Recently, the Leadership Institute at MSU Bozeman brought General Wesley Clark (Ret.) to speak and participate in a student panel discussion. General Clark’s focus was on economic growth and what Montanans should do to improve it. Fracking shale, digging and liquefying coal, building pipelines and power lines were the jobs he identified for us and for our landscape. When he looked at Montana, he saw a smorgasbord of riches to be gobbled up.
He didn’t realize that our unique spot on the map already has a job providing rich habitat for humans and wildlife. Or important ecosystem services such as clean air, water and soils and abundant recreational and economic opportunities associated with our healthy, sustainable landscape and lifestyles. He was unable to recognize that for most Montanans, being close to wild landscapes is intentional. We are here for a reason: we value our reciprocal relationship with these relatively intact mountains, rivers, forests and prairies. We are already rich.
Some Montana communities learned too late that extractive industries take a huge toll.
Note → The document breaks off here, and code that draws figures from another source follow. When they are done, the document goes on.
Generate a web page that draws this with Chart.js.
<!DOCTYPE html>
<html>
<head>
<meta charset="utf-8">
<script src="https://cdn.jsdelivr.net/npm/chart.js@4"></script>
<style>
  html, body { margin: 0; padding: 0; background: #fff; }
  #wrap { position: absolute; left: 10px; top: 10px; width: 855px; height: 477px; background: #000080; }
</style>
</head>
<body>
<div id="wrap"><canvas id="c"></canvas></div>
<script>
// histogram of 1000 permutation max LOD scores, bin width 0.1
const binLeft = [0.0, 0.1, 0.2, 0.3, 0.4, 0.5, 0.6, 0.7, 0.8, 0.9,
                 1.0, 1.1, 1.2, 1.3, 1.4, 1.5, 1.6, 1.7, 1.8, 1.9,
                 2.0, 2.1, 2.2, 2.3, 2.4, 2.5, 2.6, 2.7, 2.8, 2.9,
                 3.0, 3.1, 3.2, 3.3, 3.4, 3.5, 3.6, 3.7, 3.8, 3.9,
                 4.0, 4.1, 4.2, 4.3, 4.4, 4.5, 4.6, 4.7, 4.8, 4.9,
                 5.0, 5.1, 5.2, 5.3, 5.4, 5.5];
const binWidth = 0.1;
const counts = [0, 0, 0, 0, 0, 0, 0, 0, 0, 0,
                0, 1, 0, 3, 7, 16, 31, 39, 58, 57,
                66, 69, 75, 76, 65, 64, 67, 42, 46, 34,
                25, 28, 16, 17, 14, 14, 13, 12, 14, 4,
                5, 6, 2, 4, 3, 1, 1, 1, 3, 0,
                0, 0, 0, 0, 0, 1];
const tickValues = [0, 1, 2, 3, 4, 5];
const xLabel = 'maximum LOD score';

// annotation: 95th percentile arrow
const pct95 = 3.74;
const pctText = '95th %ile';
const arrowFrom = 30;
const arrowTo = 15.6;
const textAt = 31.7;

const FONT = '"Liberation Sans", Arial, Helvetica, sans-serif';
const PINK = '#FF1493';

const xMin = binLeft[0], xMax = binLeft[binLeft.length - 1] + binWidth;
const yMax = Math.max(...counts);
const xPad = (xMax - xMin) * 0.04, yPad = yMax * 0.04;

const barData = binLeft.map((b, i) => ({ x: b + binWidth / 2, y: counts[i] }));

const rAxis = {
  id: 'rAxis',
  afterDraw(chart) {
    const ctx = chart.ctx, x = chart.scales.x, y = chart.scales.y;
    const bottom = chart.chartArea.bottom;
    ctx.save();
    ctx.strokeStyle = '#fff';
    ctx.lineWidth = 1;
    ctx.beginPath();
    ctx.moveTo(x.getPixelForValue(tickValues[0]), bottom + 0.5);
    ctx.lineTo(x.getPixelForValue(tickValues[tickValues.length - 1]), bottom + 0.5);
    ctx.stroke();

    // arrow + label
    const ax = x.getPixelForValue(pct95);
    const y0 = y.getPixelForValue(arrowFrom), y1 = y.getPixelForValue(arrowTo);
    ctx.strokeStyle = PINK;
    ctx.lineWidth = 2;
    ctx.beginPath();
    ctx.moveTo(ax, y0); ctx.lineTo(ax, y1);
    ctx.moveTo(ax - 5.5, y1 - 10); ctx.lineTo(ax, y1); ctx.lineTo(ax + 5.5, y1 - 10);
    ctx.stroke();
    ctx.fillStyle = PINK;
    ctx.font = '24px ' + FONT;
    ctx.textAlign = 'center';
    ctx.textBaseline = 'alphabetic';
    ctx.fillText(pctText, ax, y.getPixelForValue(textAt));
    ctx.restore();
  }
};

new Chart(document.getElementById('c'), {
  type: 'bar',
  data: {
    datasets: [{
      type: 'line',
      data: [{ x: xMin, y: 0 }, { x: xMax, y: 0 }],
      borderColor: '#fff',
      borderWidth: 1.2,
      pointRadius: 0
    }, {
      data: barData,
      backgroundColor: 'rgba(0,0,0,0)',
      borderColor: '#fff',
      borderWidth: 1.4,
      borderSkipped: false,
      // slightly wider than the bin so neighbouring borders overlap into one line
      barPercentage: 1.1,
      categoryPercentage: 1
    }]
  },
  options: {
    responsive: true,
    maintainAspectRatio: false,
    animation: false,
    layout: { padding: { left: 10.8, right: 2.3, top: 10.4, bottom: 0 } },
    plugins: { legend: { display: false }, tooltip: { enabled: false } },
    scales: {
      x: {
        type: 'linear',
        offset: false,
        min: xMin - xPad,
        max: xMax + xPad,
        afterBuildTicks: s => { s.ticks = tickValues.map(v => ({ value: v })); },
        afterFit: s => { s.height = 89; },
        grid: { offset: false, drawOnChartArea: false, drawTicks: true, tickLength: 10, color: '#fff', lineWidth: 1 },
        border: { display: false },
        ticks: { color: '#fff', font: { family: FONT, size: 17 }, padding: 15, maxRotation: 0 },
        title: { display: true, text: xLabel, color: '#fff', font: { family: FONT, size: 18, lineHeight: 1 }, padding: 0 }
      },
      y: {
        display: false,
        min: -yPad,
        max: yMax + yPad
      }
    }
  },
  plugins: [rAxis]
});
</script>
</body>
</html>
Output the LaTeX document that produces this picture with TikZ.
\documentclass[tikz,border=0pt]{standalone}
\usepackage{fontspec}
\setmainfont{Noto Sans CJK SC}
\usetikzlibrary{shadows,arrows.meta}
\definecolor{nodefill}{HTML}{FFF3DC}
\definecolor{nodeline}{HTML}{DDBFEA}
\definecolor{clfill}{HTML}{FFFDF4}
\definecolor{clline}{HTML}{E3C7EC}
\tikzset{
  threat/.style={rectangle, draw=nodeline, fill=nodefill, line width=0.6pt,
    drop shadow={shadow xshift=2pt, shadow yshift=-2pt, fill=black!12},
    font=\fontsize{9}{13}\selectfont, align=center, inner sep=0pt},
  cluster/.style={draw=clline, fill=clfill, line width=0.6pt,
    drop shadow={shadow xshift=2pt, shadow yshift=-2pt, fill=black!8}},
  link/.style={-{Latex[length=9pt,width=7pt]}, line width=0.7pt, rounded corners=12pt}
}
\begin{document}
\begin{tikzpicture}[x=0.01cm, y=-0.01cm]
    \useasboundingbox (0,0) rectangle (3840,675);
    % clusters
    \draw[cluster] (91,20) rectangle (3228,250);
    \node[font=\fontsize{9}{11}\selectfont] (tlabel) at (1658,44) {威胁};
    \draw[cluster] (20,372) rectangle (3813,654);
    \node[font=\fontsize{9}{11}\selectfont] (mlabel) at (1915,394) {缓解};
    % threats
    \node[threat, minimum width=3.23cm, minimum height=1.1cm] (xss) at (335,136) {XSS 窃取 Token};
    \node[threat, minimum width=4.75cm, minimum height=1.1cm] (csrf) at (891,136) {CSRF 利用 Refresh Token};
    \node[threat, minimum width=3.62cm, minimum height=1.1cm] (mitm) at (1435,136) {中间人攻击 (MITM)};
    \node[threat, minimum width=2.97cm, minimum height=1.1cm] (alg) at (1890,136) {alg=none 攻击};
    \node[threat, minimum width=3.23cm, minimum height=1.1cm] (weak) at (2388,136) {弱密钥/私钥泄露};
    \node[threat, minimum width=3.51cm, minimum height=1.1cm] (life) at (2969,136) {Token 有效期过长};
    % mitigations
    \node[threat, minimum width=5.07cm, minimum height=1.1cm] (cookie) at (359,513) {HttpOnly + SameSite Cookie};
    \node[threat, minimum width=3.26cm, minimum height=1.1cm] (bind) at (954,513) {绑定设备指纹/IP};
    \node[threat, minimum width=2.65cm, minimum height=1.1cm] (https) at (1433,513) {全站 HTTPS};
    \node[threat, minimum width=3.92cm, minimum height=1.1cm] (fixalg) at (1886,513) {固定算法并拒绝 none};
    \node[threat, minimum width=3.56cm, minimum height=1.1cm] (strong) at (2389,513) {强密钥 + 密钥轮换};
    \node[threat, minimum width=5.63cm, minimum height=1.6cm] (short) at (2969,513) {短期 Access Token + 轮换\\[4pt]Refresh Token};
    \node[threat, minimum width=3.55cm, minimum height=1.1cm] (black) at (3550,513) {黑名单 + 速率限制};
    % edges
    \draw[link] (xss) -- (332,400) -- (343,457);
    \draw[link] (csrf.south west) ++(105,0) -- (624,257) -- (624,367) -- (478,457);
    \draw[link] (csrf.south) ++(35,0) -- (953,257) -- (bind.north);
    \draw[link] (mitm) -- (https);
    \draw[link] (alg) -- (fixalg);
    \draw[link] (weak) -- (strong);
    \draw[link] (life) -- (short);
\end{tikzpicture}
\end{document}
Once the resources have been exported to global markets, what’s left is a useless degraded landscape and the enormous social problems that accompany it.
The continued existence of our chosen home as we know it depends upon our cooperation with the natural world. Our community is long overdue for dialogue and a plan as to how to protect this “last best place” from a dominant worldview intent upon its exploitation. We are the last vestige of sanity in an increasingly insane world that is headed our way.
Let’s behave powerfully and deliberately to define and defend our riches. Or we can sit back and let others treat us like a goody bag. Our choice. Thanks for the heads up, General Clark.